Wednesday, May 05, 2010

Listen to your heart, or maybe don't

I am rather curious about the contrast of a very strong "listen to your heart"-message in popular culture, and "emotion" being essentially a dirty word in any social or political discourse. Even more interesting is the fact that while calling the other party emotional and oneself logical is very widely practiced, purposeful public displays of emotion also have their place in such discourse.

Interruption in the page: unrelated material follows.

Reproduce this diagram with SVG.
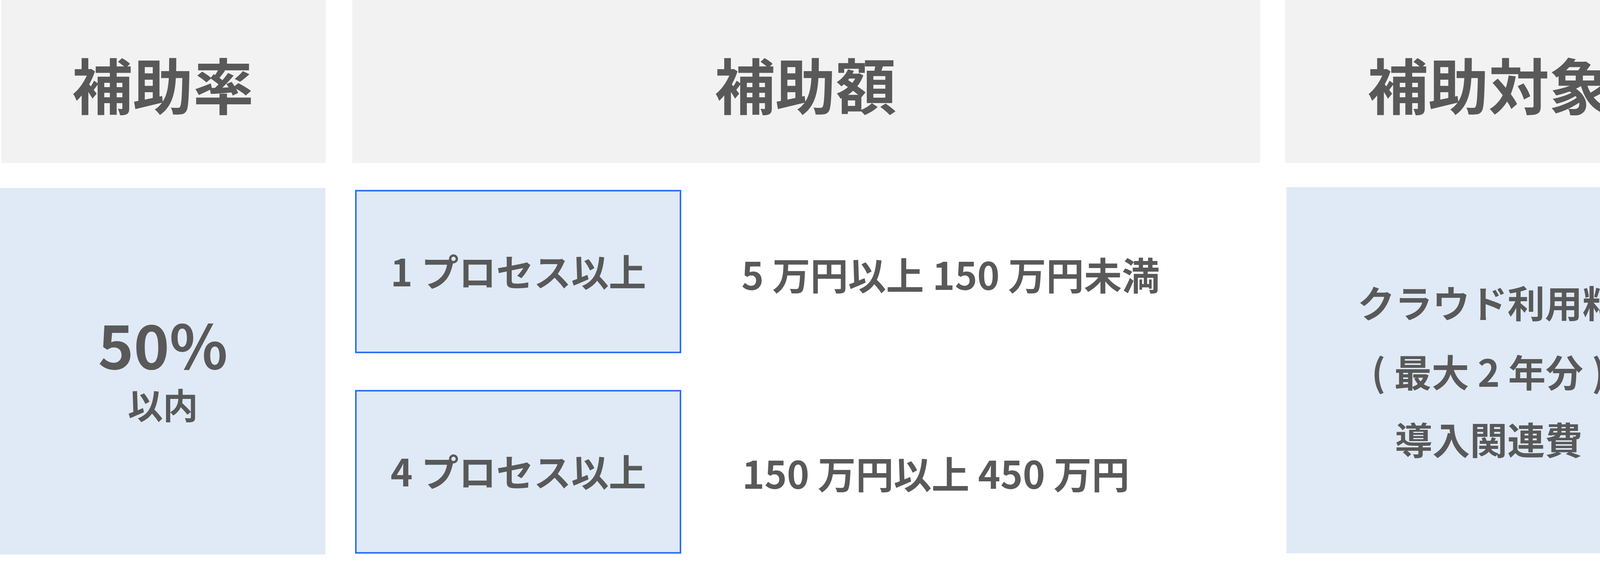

The proponents of measures that are considered somewhat less humanitarian usually directly accuse their more-humanitarian opponents of a) basing their views on emotion, and not on reason and logic (like us) and b) being women, regardless of whether or not they actually are. The proponents of more humanitarian measures tend to avoid using the very words "emotion" and "feelings" as a swear word, resorting instead to listing the emotions that in their opinion drive the adversary: fear, hatred, etc. (they themselves are of course perfectly logical and reasonable), and also often accuse the opponents of being male and sexually deprived, regardless of their actual gender and sex life.

What do people actually mean when they call somebody else emotional? An intricate emotional life and wide range of emotion? Strong emotion? Tendency to express emotion in public? Tendency to act on emotion without running every new idea through the reasoning facilities? Do they even know themselves?

The funniest moments come when people discuss emotions as a natural and irresistible force: if it's the other people who can't control their emotions to our satisfaction, this means that they are not fit to make decisions, vote, etc. If it's ourselves - why, then we'll call those emotions "human nature" and declare that you can't really go against the human nature, now can you?